New dinosaur taxa he has helped name include Lourinhanosaurus antunesi (1998), Dinheirosaurus lourinhanensis (1999), Tangvayosaurus hoffeti (1999), Draconyx loureiroi (2001), Lusotitan atalaiensis (2003), Europasaurus holgeri (2006), Allosaurus europaeus (2006), Angolatitan adamastor (2011), Torvosaurus gurneyi (2014), Zby atlanticus (2014), Galeamopus (2015), Issi saaneq (2021), and Iberospinus natarioi (2022).

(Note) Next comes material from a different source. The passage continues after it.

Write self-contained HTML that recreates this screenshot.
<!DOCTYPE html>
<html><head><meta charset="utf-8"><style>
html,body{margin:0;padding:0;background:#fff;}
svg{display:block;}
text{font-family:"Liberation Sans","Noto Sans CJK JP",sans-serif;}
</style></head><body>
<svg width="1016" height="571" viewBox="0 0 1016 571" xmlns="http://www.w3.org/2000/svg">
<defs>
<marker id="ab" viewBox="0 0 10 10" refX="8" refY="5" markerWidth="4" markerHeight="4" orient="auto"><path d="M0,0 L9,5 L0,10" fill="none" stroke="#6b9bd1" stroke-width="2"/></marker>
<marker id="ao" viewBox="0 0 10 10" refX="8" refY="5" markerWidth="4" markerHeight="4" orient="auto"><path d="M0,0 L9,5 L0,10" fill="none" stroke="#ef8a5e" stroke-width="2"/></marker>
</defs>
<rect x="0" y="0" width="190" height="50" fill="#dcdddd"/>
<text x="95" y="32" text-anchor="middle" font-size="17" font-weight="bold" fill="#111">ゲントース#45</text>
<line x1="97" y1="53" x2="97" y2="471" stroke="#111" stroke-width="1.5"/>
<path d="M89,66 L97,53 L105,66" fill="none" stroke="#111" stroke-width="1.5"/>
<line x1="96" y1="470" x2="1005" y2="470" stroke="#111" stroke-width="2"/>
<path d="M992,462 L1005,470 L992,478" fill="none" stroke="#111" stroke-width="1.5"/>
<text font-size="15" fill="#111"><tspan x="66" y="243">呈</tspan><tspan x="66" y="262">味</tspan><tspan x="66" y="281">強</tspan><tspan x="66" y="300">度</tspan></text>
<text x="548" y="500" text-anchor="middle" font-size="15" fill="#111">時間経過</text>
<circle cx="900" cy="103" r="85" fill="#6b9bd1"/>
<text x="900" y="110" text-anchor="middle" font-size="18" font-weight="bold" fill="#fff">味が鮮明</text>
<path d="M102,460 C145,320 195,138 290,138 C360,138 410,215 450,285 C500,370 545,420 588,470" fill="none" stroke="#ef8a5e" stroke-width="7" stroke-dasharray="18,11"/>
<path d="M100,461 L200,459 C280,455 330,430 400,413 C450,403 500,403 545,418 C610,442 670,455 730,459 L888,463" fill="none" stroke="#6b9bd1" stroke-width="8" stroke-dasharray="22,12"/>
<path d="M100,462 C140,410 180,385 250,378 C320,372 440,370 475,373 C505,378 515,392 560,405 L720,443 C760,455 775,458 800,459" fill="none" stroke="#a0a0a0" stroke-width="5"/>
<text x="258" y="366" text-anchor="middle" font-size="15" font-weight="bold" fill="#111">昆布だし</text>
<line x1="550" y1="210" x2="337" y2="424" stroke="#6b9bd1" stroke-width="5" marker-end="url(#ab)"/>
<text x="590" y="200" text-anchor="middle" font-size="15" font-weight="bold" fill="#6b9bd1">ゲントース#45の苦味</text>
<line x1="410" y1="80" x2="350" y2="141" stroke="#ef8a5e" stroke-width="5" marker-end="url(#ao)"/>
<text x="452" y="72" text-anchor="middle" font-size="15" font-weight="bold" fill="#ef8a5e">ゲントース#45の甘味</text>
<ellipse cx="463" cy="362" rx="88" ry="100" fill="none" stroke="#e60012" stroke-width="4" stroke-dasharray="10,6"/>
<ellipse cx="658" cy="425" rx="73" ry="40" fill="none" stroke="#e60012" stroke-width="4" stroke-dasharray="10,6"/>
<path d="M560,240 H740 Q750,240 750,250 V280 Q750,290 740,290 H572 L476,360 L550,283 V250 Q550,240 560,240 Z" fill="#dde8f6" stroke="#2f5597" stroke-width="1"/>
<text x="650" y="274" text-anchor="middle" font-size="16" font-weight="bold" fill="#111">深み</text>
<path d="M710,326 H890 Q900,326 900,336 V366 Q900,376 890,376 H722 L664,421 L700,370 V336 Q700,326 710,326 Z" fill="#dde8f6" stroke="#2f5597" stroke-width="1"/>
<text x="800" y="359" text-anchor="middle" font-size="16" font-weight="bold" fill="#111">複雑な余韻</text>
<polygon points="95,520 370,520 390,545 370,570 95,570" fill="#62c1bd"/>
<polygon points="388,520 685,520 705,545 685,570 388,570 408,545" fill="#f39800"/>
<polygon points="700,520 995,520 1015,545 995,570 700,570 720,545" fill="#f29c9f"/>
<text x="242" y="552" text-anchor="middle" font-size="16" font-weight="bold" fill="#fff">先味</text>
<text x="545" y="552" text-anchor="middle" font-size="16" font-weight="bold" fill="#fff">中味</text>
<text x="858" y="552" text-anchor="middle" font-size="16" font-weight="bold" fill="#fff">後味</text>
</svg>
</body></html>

Since 1991, Octávio Mateus has organized dinosaur excavations in Portugal, as well as Laos with the French team of the Paris Museum of Natural History, led by Prof. Philippe Taquet. He has worked in Angola, where he discovered Angolatitan, the first Angolan dinosaur in the scope of a project in the area of vertebrate paleontology of Angola. He collaborates with diverse international scientific institutions as the scientific council member of the German foundation Verein zur Förderung der niedersächsischen Paläontologie.
He also studied dinosaur tracks and eggs, phytosaurs, chelonians, and whales.
In 2012, he integrated an expedition to the Triassic of Greenland in Jameson Land.

== Controversies ==
In 2023, Mateus was accused of sexual harassment spanning back to 2010.